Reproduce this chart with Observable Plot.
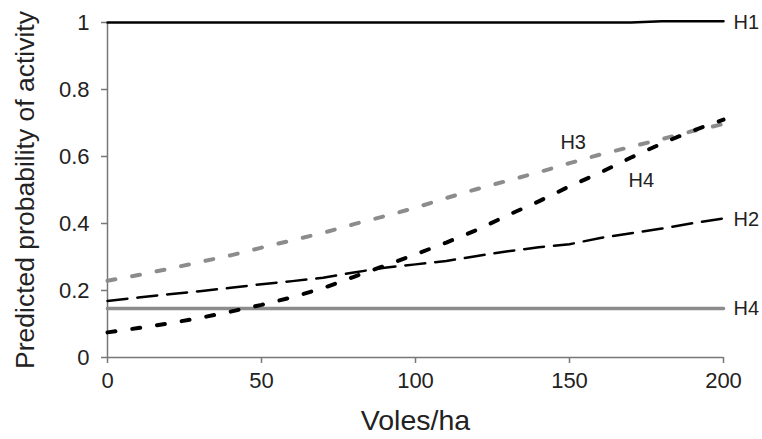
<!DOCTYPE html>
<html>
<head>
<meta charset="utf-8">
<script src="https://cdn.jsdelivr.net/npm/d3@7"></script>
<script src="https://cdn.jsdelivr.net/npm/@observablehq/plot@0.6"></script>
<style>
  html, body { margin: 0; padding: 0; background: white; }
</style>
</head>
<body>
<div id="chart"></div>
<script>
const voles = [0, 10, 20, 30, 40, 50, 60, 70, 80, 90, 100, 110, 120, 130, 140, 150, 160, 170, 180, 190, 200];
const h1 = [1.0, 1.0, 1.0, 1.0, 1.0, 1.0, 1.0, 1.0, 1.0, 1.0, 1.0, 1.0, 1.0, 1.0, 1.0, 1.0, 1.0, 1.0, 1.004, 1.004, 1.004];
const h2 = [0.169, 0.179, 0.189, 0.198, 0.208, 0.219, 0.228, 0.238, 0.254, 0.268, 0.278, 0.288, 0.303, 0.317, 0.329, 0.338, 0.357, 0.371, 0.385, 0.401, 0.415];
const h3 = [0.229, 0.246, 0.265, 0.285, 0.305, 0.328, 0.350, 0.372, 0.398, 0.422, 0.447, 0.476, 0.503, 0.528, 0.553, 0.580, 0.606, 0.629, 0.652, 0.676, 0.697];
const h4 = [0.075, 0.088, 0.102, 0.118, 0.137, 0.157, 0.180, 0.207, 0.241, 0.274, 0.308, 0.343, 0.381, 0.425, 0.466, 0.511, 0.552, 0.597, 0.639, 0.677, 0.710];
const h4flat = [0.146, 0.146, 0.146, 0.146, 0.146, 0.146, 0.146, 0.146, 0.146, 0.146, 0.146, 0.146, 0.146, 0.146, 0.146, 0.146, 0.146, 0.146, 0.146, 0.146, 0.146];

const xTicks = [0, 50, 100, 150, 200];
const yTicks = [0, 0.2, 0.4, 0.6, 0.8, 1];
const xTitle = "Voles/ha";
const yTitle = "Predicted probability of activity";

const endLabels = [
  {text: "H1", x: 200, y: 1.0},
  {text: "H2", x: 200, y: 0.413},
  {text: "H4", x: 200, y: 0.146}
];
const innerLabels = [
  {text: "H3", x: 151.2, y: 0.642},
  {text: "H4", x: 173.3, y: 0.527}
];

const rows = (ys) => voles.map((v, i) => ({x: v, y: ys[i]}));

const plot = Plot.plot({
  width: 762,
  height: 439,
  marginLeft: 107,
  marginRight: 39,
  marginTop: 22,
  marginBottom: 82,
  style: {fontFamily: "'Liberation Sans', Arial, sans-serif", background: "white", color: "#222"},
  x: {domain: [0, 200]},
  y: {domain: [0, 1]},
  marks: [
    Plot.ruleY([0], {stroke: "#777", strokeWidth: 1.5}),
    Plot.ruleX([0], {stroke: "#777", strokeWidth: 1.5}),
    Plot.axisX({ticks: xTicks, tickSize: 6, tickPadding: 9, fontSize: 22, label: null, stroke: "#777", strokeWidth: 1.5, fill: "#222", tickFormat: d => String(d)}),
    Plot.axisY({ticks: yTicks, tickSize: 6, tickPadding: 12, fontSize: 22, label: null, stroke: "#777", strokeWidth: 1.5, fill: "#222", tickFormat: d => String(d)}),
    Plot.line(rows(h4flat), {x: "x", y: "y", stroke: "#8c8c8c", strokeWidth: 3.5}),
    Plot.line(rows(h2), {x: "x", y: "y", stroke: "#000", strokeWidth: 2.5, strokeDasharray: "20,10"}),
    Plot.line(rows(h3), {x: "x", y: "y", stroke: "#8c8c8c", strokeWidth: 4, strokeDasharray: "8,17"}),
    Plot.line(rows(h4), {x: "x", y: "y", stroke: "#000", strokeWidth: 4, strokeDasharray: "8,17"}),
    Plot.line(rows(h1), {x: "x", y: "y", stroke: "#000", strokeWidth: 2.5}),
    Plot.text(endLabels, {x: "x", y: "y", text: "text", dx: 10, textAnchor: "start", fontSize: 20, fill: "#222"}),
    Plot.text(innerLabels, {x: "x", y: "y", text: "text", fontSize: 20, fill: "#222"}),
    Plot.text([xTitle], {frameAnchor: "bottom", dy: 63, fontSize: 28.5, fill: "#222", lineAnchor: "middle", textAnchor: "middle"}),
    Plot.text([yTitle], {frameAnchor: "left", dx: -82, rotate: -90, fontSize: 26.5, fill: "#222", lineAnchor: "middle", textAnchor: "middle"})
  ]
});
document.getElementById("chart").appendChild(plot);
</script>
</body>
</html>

================

» Written request
Go from the first line of the listing to the line holding "const rows = (ys)" and, please, transcribe those lines exactly, both included, with no pictures.

» Output for this exercise
Reproduce this chart with Observable Plot.
<!DOCTYPE html>
<html>
<head>
<meta charset="utf-8">
<script src="https://cdn.jsdelivr.net/npm/d3@7"></script>
<script src="https://cdn.jsdelivr.net/npm/@observablehq/plot@0.6"></script>
<style>
  html, body { margin: 0; padding: 0; background: white; }
</style>
</head>
<body>
<div id="chart"></div>
<script>
const voles = [0, 10, 20, 30, 40, 50, 60, 70, 80, 90, 100, 110, 120, 130, 140, 150, 160, 170, 180, 190, 200];
const h1 = [1.0, 1.0, 1.0, 1.0, 1.0, 1.0, 1.0, 1.0, 1.0, 1.0, 1.0, 1.0, 1.0, 1.0, 1.0, 1.0, 1.0, 1.0, 1.004, 1.004, 1.004];
const h2 = [0.169, 0.179, 0.189, 0.198, 0.208, 0.219, 0.228, 0.238, 0.254, 0.268, 0.278, 0.288, 0.303, 0.317, 0.329, 0.338, 0.357, 0.371, 0.385, 0.401, 0.415];
const h3 = [0.229, 0.246, 0.265, 0.285, 0.305, 0.328, 0.350, 0.372, 0.398, 0.422, 0.447, 0.476, 0.503, 0.528, 0.553, 0.580, 0.606, 0.629, 0.652, 0.676, 0.697];
const h4 = [0.075, 0.088, 0.102, 0.118, 0.137, 0.157, 0.180, 0.207, 0.241, 0.274, 0.308, 0.343, 0.381, 0.425, 0.466, 0.511, 0.552, 0.597, 0.639, 0.677, 0.710];
const h4flat = [0.146, 0.146, 0.146, 0.146, 0.146, 0.146, 0.146, 0.146, 0.146, 0.146, 0.146, 0.146, 0.146, 0.146, 0.146, 0.146, 0.146, 0.146, 0.146, 0.146, 0.146];

const xTicks = [0, 50, 100, 150, 200];
const yTicks = [0, 0.2, 0.4, 0.6, 0.8, 1];
const xTitle = "Voles/ha";
const yTitle = "Predicted probability of activity";

const endLabels = [
  {text: "H1", x: 200, y: 1.0},
  {text: "H2", x: 200, y: 0.413},
  {text: "H4", x: 200, y: 0.146}
];
const innerLabels = [
  {text: "H3", x: 151.2, y: 0.642},
  {text: "H4", x: 173.3, y: 0.527}
];

const rows = (ys) => voles.map((v, i) => ({x: v, y: ys[i]}));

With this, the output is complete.